Sage's Complete Markets was a privately held supermarket chain, based in San Bernardino, California, consisting of 7 stores located throughout Southern California. It was founded in San Bernardino, California, in 1937, by Milton R. Sage. Milton R. Sage opens his first market at Base Line and E Street in 1937. The store will expand to become a chain of Sage's Complete Markets throughout San Bernardino and Riverside Counties. The company had 16 separate stores, including six supermarkets, six adjacent toy stores, Two "Minute" Shops (Rialto and San Bernardino), and two Bakeries. On side of the buildings were Sage's Coffee Shop and Sage's Toy Stores. Sage's filed for bankruptcy on  May 19, 1972, in early 1973 all stores were closed. Milton R. Sage died of a heart attack on November 22, 1973 at the age of 64.

Stores

In 1937 Sage's Opened a Farmers Market at Baseline and E Street with 5 employees including himself. In 1939 the store was renamed Food King Market. In 1945 the current building at Baseline and E Street was remodeled with adjacent parking and a nursery. The Baseline store was remodeled and expanded in 1958 and 1961, Closed in Dec 1972.
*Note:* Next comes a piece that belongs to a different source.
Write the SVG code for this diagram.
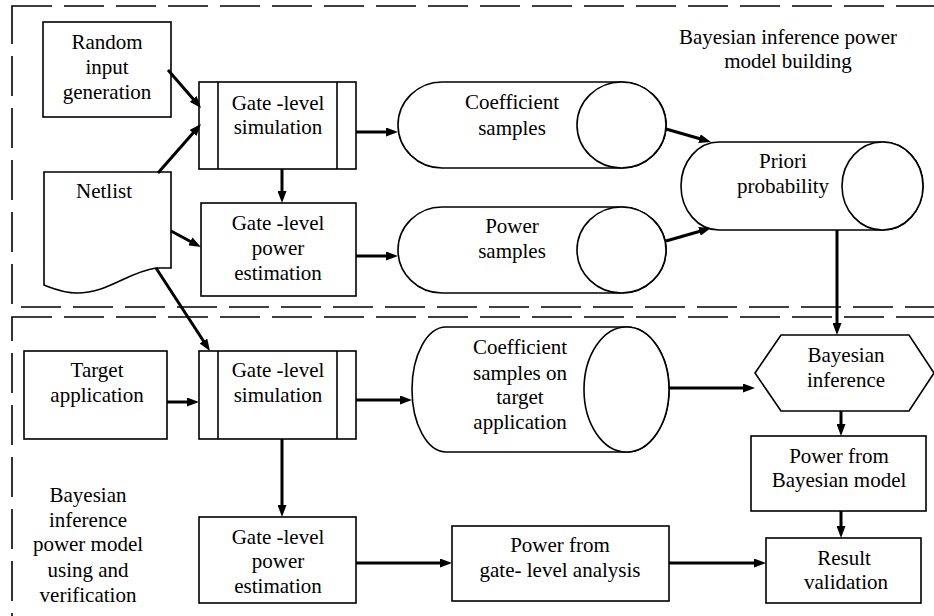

On July 8, 1948, Sage, purchased six markets in San Bernardino, Colton, and Riverside. Three were bought from Lewis Markets, and three from Fitzsimmons Tower Markets.

November 17, 1948, Opened its second Sages's store in downtown San Bernardino, next to the Harris Department Store at 262 E Street. Simultaneously with another opening at Twelfth and Main Street in Riverside.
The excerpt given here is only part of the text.